Delight your guest with this recipe.
Ingredients
- for the chocolate sponge:
- 170 g unsalted butter
- 120 g icing sugar
- 7 egg yolks
- 7 egg whites
- 120 g caster sugar
- 170 g dark chocolate (minimum 70% cocoa)
- 150 g plain flour
- for the vanilla cream:
- 60 g plain yogurt
- 50 g icing sugar
- 125 ml cream (lightly whipped)
- lemon juice (to taste)
- 1/2 vanilla bean (split lengthways and scraped)
- for the pecan praline:
- 200 g caster sugar
- 100 ml water
- 200 g pecan nuts
- raspberry coulis
- 250 g raspberries
- 50-75 g sugar to sweeten the bitterness of the raspberries
- for the beef:
- 500 g milk chocolate (melted)
- gold leaf (gnough gold leaf to decorate cake)
- fresh raspberries
- 1 punnet of fresh raspberries
Method
- For the Chocolate Sponge:
- Cream together the softened butter and icing sugar.
- Mix in the egg yolks one at a time.
- Meanwhile, beat together the egg whites and granulated sugar to soft peaks.
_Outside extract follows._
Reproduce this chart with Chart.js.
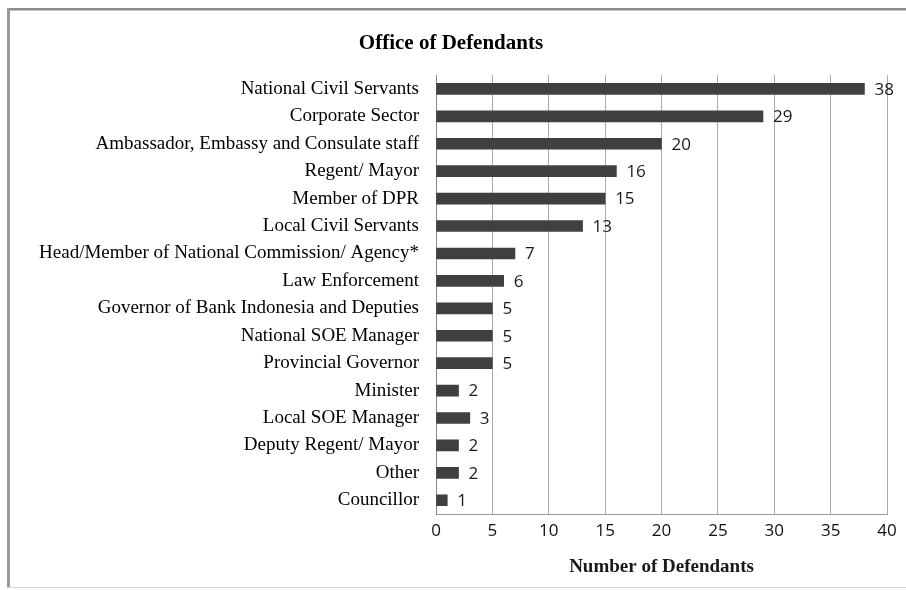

Melt the chocolate over a double boiler then mix the lukewarm chocolate and flour into the butter mixture.
- Gently fold in the egg whites. Spread the batter thinly on a pre buttered and lined baking sheet and bake in a 180°C oven for about 15 minutes.
- For the Vanilla Cream:
- In a bowl, combine the yogurt, icing sugar, lemon juice and vanilla. Whip the cream and gently fold into the mixture.
- For the Pecan Praline:
- Roughly chop the pecan nuts and set aside.
- Place the caster sugar and water in heavy based saucepan and cook on a high heat. The sugar and water will combine when the water heats up a little.
- Boil the mixture until you see the mixture turn to a light golden brown colour.
- Be very careful at this stage as you can burn the caramel very quickly.
- When the caramel turns a nice golden colour add the pecan praline.
- Pour on a non stick mat and leave to cool.
- Do not touch any caramel as it is extremely hot.
- When the mixture is cool break it up into manageable lumps and set aside.
- For the Raspberry Coulis:
- Place the raspberries and enough water to sweeten the bitterness into a small pot.
- Add a small bit of water and boil until the raspberries turn to a mush.
- Pass the mixture through a sieve and reduce the strained mixture until you achieve a jam like texture.
- Set aside to cool.
- To Serve:
- Cut the cake into 70 x 70mm pieces.
- Cut the square pieces down the middle. With the bottom of the cake spread a bit of the raspberry coulis around and then place some of the pecan praline on top.
- Pipe cream on top of this then place the other half of cake on top.
- Place a spoonful of melted chocolate on top of the cake and spread it out until it almost reaches the edges.
- Decorate with raspberries and gold leaf.
- For a really extra special finish you could make four sides out of milk chocolate and make the lid out of white chocolate.
- This takes a lot of time, but is well worth the finish.
- Just make sure you know the length, width and height of the finished cake before you start creating.